Afinal, respondendo a pergunta inicial, o “sem-vergonha” nada mais é do que aquele que age fora de algum comportamento social esperado. Contraria as regras, ataca a moral pré-estabelecida. E isso traz instabilidade para o núcleo social em que vive e isso não pode ser aceito. Então será rotulado e julgado. E todos que vivem dentro do mesmo núcleo entenderão que aquele comportamento não pode ser repetido e devem se sentir mal caso o façam.
Mas como lidar com a vergonha? Aquela, que nos trava, que nos impede de agir de uma forma que nem é tão fora do comum assim, mas mesmo assim está ligada aos observadores e nos dá calafrios pela exposição que estaremos sofrendo.
Lidar com a vergonha é um processo interno bem complexo.

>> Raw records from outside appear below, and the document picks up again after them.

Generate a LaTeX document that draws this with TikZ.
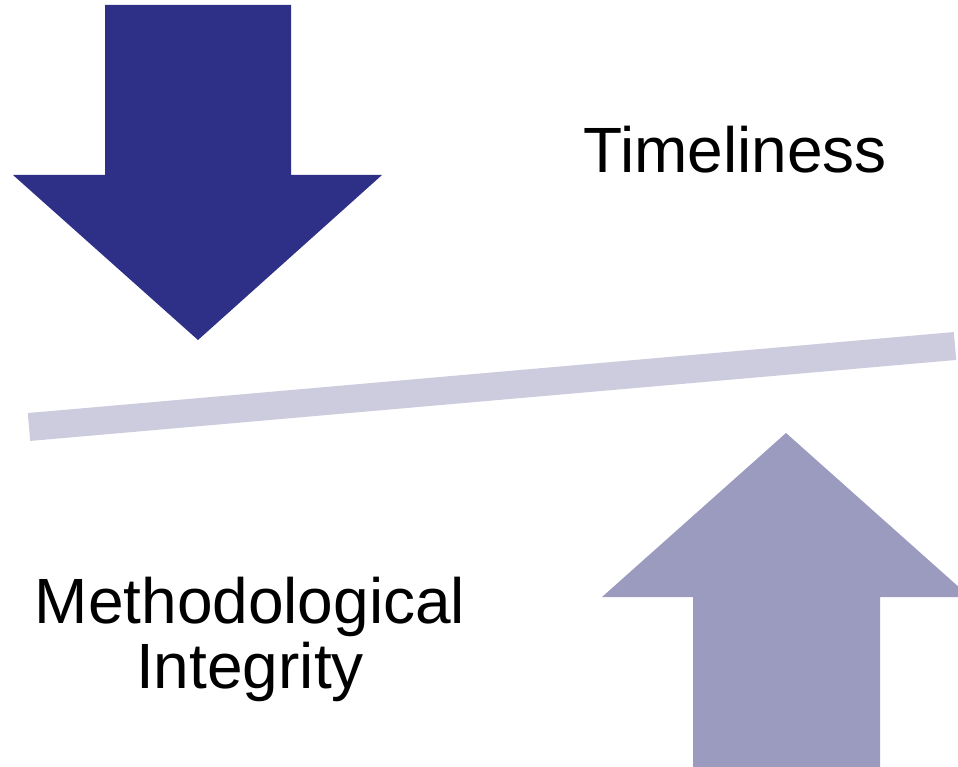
\documentclass[tikz,border=0pt]{standalone}
\usepackage{fontspec}
\setmainfont{Liberation Sans}
\definecolor{darkarrow}{RGB}{46,48,136}
\definecolor{lightarrow}{RGB}{155,155,191}
\definecolor{beam}{RGB}{204,204,222}
\begin{document}
\begin{tikzpicture}[x=1pt,y=-1pt,
  bigtext/.style={inner sep=0pt,font=\fontsize{64}{65}\selectfont,align=center}]
\useasboundingbox (0,0) rectangle (958,767);
\clip (0,0) rectangle (958,767);
% downward arrow pressing on the beam
\fill[darkarrow] (105,5) -- (291,5) -- (291,175) -- (382,175) -- (198,340)
  -- (13,175) -- (105,175) -- cycle;
% tilted beam
\draw[beam,line width=28pt,line cap=butt] (29,427) -- (955,346);
% upward arrow pushing from below
\fill[lightarrow] (693,767) -- (880,767) -- (880,597) -- (970,597) -- (786,433)
  -- (602,597) -- (693,597) -- cycle;
% labels (base anchor sits on the last line of a multi-line node)
\node[bigtext,anchor=base] (timeliness) at (735,173) {Timeliness};
\node[bigtext,anchor=base] (integrity) at (250,688) {Methodological\\Integrity};
\end{tikzpicture}
\end{document}
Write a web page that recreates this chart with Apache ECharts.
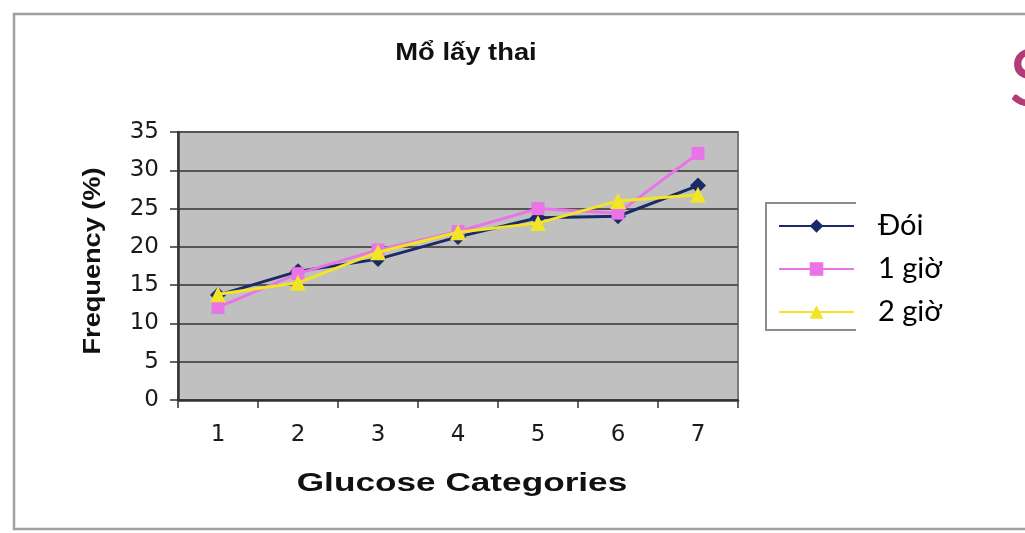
<!DOCTYPE html>
<html>
<head>
<meta charset="utf-8">
<script src="https://cdn.jsdelivr.net/npm/echarts@6/dist/echarts.min.js"></script>
<style>
  html, body { margin: 0; padding: 0; background: #ffffff; }
  #chart { width: 1025px; height: 533px; }
</style>
</head>
<body>
<div id="chart"></div>
<script>
// Glucose category on the x axis, frequency (%) per series
const categories = ['1', '2', '3', '4', '5', '6', '7'];
const seriesNames = ['Đói', '1 giờ', '2 giờ'];
const fasting = [13.7, 16.8, 18.4, 21.3, 23.8, 24.0, 28.0];
const oneHour = [12.1, 16.5, 19.6, 22.0, 25.0, 24.4, 32.2];
const twoHour = [13.8, 15.3, 19.3, 21.9, 23.1, 26.0, 26.8];
const yTicks = { min: 0, max: 35, interval: 5 };

const chartTitle = 'Mổ lấy thai';
const xTitle = 'Glucose Categories';
const yTitle = 'Frequency (%)';

const colors = ['#1b2a66', '#e874e8', '#f2e426'];
const symbols = ['diamond', 'rect', 'triangle'];
const symbolSizes = [16, 13, 16];
const seriesData = [fasting, oneHour, twoHour];

const chart = echarts.init(document.getElementById('chart'), null, { renderer: 'canvas' });

const legendTops = [202, 245, 288];

const option = {
  animation: false,
  backgroundColor: '#ffffff',
  grid: {
    left: 178, top: 132, right: 287, bottom: 133,
    show: true,
    backgroundColor: '#c0c0c0',
    borderColor: '#7a7a7a',
    borderWidth: 2
  },
  xAxis: {
    type: 'category',
    data: categories,
    boundaryGap: true,
    axisLine: { lineStyle: { color: '#333333', width: 2.5 } },
    axisTick: { show: true, length: 8, inside: false, lineStyle: { color: '#333333', width: 1.5 } },
    axisLabel: { color: '#1a1a1a', fontFamily: 'DejaVu Sans', fontSize: 23, margin: 24 },
    splitLine: { show: false }
  },
  yAxis: {
    type: 'value',
    min: yTicks.min, max: yTicks.max, interval: yTicks.interval,
    axisLine: { show: true, lineStyle: { color: '#333333', width: 2.5 } },
    axisTick: { show: true, length: 8, lineStyle: { color: '#333333', width: 1.5 } },
    axisLabel: { color: '#1a1a1a', fontFamily: 'DejaVu Sans', fontSize: 23, margin: 19 },
    splitLine: { show: true, lineStyle: { color: '#555555', width: 2 } }
  },
  legend: seriesNames.map((name, i) => ({
    data: [name],
    orient: 'vertical',
    left: 778,
    top: legendTops[i],
    padding: 0,
    itemWidth: 75,
    itemHeight: 17,
    selectedMode: false,
    textStyle: {
      color: '#000000',
      fontFamily: 'Lato',
      fontSize: 29,
      lineHeight: 30,
      padding: [0, 0, 18, 19]
    }
  })),
  series: seriesNames.map((name, i) => ({
    name: name,
    type: 'line',
    data: seriesData[i],
    symbol: symbols[i],
    symbolSize: symbolSizes[i],
    showAllSymbol: true,
    lineStyle: { color: colors[i], width: 3 },
    itemStyle: { color: colors[i] },
    z: 2 + i
  })),
  graphic: [
    // outer frame of the chart area
    {
      type: 'rect', z: -10, silent: true,
      shape: { x: 14, y: 14, width: 1030, height: 515 },
      style: { fill: 'none', stroke: '#a0a0a0', lineWidth: 2.5 }
    },
    // legend frame (left, top and bottom edges)
    {
      type: 'polyline', z: 1, silent: true,
      shape: { points: [[856, 203], [766, 203], [766, 330], [856, 330]] },
      style: { fill: 'none', stroke: '#8c8c8c', lineWidth: 2 }
    },
    {
      type: 'text', silent: true,
      x: 466, y: 54, scaleX: 1.19,
      style: {
        text: chartTitle, fill: '#111111',
        font: 'bold 23px "Liberation Sans", Arial, sans-serif',
        align: 'center', verticalAlign: 'middle'
      }
    },
    {
      type: 'text', silent: true,
      x: 462, y: 484, scaleX: 1.38,
      style: {
        text: xTitle, fill: '#111111',
        font: 'bold 25.5px "Liberation Sans", Arial, sans-serif',
        align: 'center', verticalAlign: 'middle'
      }
    },
    {
      type: 'text', silent: true,
      x: 94, y: 261, rotation: Math.PI / 2, scaleX: 1.18,
      style: {
        text: yTitle, fill: '#111111',
        font: 'bold 23px "Liberation Sans", Arial, sans-serif',
        align: 'center', verticalAlign: 'middle'
      }
    },
    // slide lettering clipped at the right edge
    {
      type: 'text', silent: true,
      x: 1009, y: 40,
      style: {
        text: 'S', fill: '#b23c78',
        font: '80px Lato, sans-serif',
        align: 'left', verticalAlign: 'top'
      }
    }
  ]
};

chart.setOption(option);
</script>
</body>
</html>
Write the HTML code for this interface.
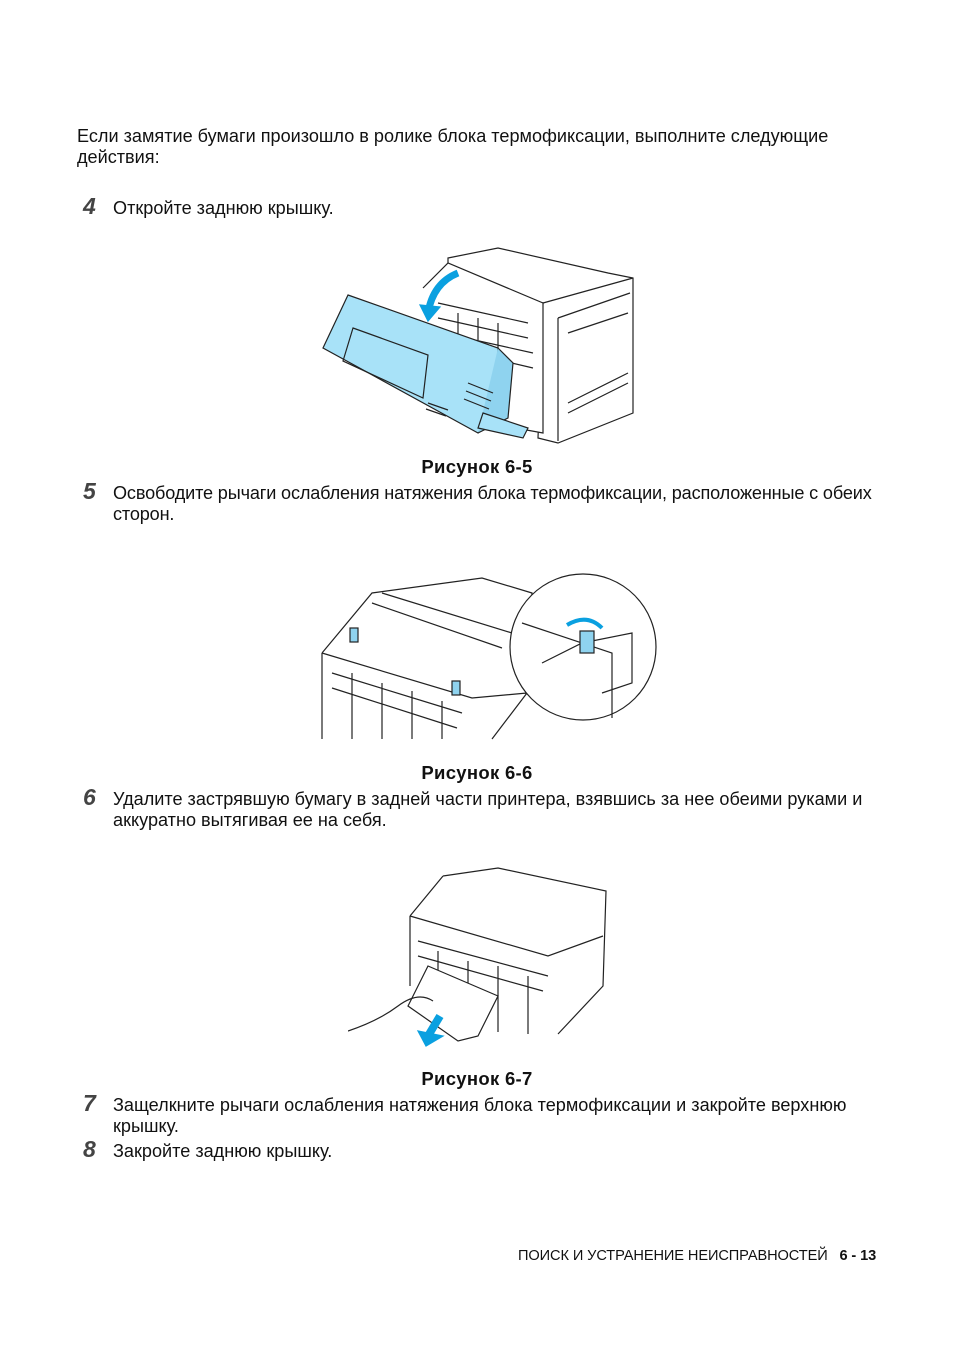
<!DOCTYPE html>
<html><head><meta charset="utf-8">
<style>
body{margin:0;background:#fff;}
#p{position:relative;width:954px;height:1351px;font-family:"Liberation Sans",sans-serif;color:#111;font-size:18.1px;}
.t{position:absolute;line-height:21px;white-space:nowrap;}
.n{position:absolute;font-weight:bold;font-style:italic;font-size:23px;color:#444;}
.c{position:absolute;width:954px;text-align:center;font-weight:bold;font-size:18.5px;letter-spacing:0.3px;}
svg{position:absolute;}
</style></head><body><div id="p">
<div class="t" style="left:77px;top:126px">Если замятие бумаги произошло в ролике блока термофиксации, выполните следующие<br>действия:</div>
<div class="n" style="left:83px;top:193px">4</div>
<div class="t" style="left:113px;top:198px">Откройте заднюю крышку.</div>

<svg style="left:318px;top:243px" width="320" height="202" viewBox="0 0 320 202" fill="none" stroke="#222" stroke-width="1.2">
<path d="M130 15 L180 5 L290 30 L315 35 L315 170 L240 200 L220 195 L225 60 L130 40 Z" fill="#fff"/>
<path d="M225 60 L315 35 M240 75 L312 50 M240 75 L240 198 M250 90 L310 70 M250 160 L310 130 M250 170 L310 140"/>
<path d="M105 45 L130 20 L225 60 L225 190 L170 180" fill="#fff"/>
<path d="M120 60 L210 80 M120 75 L210 95 M125 90 L215 110 M130 105 L215 125 M140 70 L140 110 M160 75 L160 115 M180 80 L180 120"/>
<path d="M30 52 L180 105 L180 165 L160 190 L5 105 Z" fill="#a8e2f8"/>
<path d="M180 105 L195 120 L190 175 L160 190" fill="#8fd3ef"/>
<path d="M35 85 L110 112 L105 155 L25 118 Z"/>
<path d="M150 140 L175 150 M148 148 L173 158 M146 156 L171 166 M110 160 L130 167 M108 166 L128 173"/>
<path d="M165 170 L210 185 L205 195 L160 185 Z" fill="#a8e2f8"/>
<path d="M140 30 Q115 40 110 70" stroke="#0aa0e0" stroke-width="7"/>
<path d="M102 62 L110 78 L122 64 Z" fill="#0aa0e0" stroke="#0aa0e0"/>
</svg>
<div class="c" style="top:456px">Рисунок 6-5</div>

<div class="n" style="left:83px;top:478px">5</div>
<div class="t" style="left:113px;top:483px;letter-spacing:-0.15px">Освободите рычаги ослабления натяжения блока термофиксации, расположенные с обеих<br>сторон.</div>

<svg style="left:312px;top:573px" width="348" height="170" viewBox="0 0 348 170" fill="none" stroke="#222" stroke-width="1.2">
<path d="M10 80 L60 20 L170 5 L220 20 L215 120 L180 166 M10 80 L10 166 M10 80 L160 125 L215 120"/>
<path d="M20 100 L150 140 M20 115 L145 155 M40 100 L40 166 M70 110 L70 166 M100 118 L100 166 M130 128 L130 166"/>
<path d="M70 20 L200 60 M60 30 L190 75"/>
<circle cx="271" cy="74" r="73" fill="#fff"/>
<path d="M210 50 L300 80 L300 145 M230 90 L270 70 L320 60 L320 110 L290 120"/>
<rect x="38" y="55" width="8" height="14" fill="#8fd3ef"/>
<rect x="140" y="108" width="8" height="14" fill="#8fd3ef"/>
<rect x="268" y="58" width="14" height="22" fill="#8fd3ef"/>
<path d="M255 52 Q275 40 290 55" stroke="#0aa0e0" stroke-width="4"/>
</svg>
<div class="c" style="top:762px">Рисунок 6-6</div>

<div class="n" style="left:83px;top:784px">6</div>
<div class="t" style="left:113px;top:789px">Удалите застрявшую бумагу в задней части принтера, взявшись за нее обеими руками и<br>аккуратно вытягивая ее на себя.</div>

<svg style="left:348px;top:866px" width="260" height="182" viewBox="0 0 260 182" fill="none" stroke="#222" stroke-width="1.2">
<path d="M95 10 L150 2 L258 25 L255 120 L210 168 M62 50 L95 10 M62 50 L62 120 M62 50 L200 90 L255 70"/>
<path d="M70 75 L200 110 M70 90 L195 125 M90 85 L90 150 M120 95 L120 160 M150 100 L150 166 M180 110 L180 168"/>
<path d="M80 100 L150 130 L130 170 L110 175 L60 140 Z" fill="#fff"/>
<path d="M0 165 Q30 155 50 140 Q70 125 85 135" />
<path d="M92 150 L80 170" stroke="#0aa0e0" stroke-width="8"/>
<path d="M70 165 L78 180 L95 170 Z" fill="#0aa0e0" stroke="#0aa0e0"/>
</svg>
<div class="c" style="top:1068px">Рисунок 6-7</div>

<div class="n" style="left:83px;top:1090px">7</div>
<div class="t" style="left:113px;top:1095px">Защелкните рычаги ослабления натяжения блока термофиксации и закройте верхнюю<br>крышку.</div>
<div class="n" style="left:83px;top:1136px">8</div>
<div class="t" style="left:113px;top:1141px">Закройте заднюю крышку.</div>

<div class="t" style="left:518px;top:1246px;font-size:14.6px;letter-spacing:-0.1px">ПОИСК И УСТРАНЕНИЕ НЕИСПРАВНОСТЕЙ &nbsp;&nbsp;<b>6 - 13</b></div>
</div></body></html>
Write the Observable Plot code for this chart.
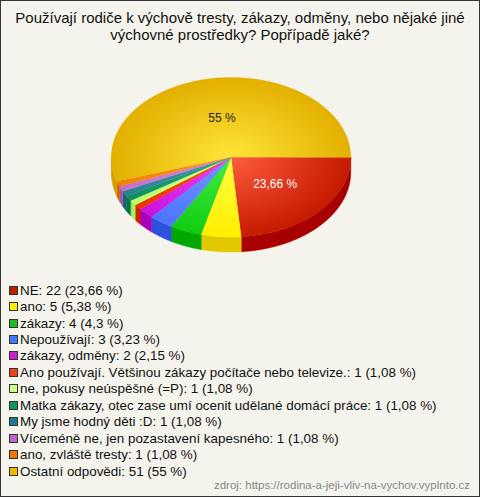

Não existe uma fórmula, até porque se eu chegasse com alguma solução esse podcast não seria sobre filosofia, seria sobre auto-ajuda. Mas podemos explorar duas situações onde a vergonha é vencida dentro dos seus núcleos.
A primeira está relacionada ao status dentro do grupo. Quanto maior o status que um indivíduo alcançar, mais intimidade ele terá com os outros membros e mais poder e influência ele exercerá dentro do grupo. Essa confiança que é desenvolvida a partir de uma repetição de situações vai inibindo aos poucos aquela vergonha inicial, de quando tudo era novo e tudo que você fizesse poderia ser julgado. Mesmo assim, o status não garante o controle total do sentimento de vergonha, uma vez que talvez o fato de escalar cada vez mais dentro daquele núcleo significa estar cada vez mais imerso nas condições aceitas pelo grupo. O que automaticamente pode levar a um aumento do medo de ir contra as regras daquele jogo.
A segunda situação é conseguir, a partir de muito esforço de consciência e reflexão, não se importar com a convenção que o grupo estabelece. Essa é provavelmente mais difícil que a primeira, mas está mais próxima de como Nietzsche e Simone de Beauvoir acreditam que a vergonha deve ser superada. A partir de uma afirmação de si mesmo, independente das regras sociais que oprimem o indivíduo.
De qualquer forma, o que vale é o esforço de tentar trazer à consciência as razões por trás daquele sentimento de vergonha quando ele surgir. Talvez entendendo cada vez mais de onde essas raízes brotam, fique cada vez mais fácil cortar a muda antes que ela floresça e impeça que você deixe de fazer, falar, se comportar da forma que realmente gostaria.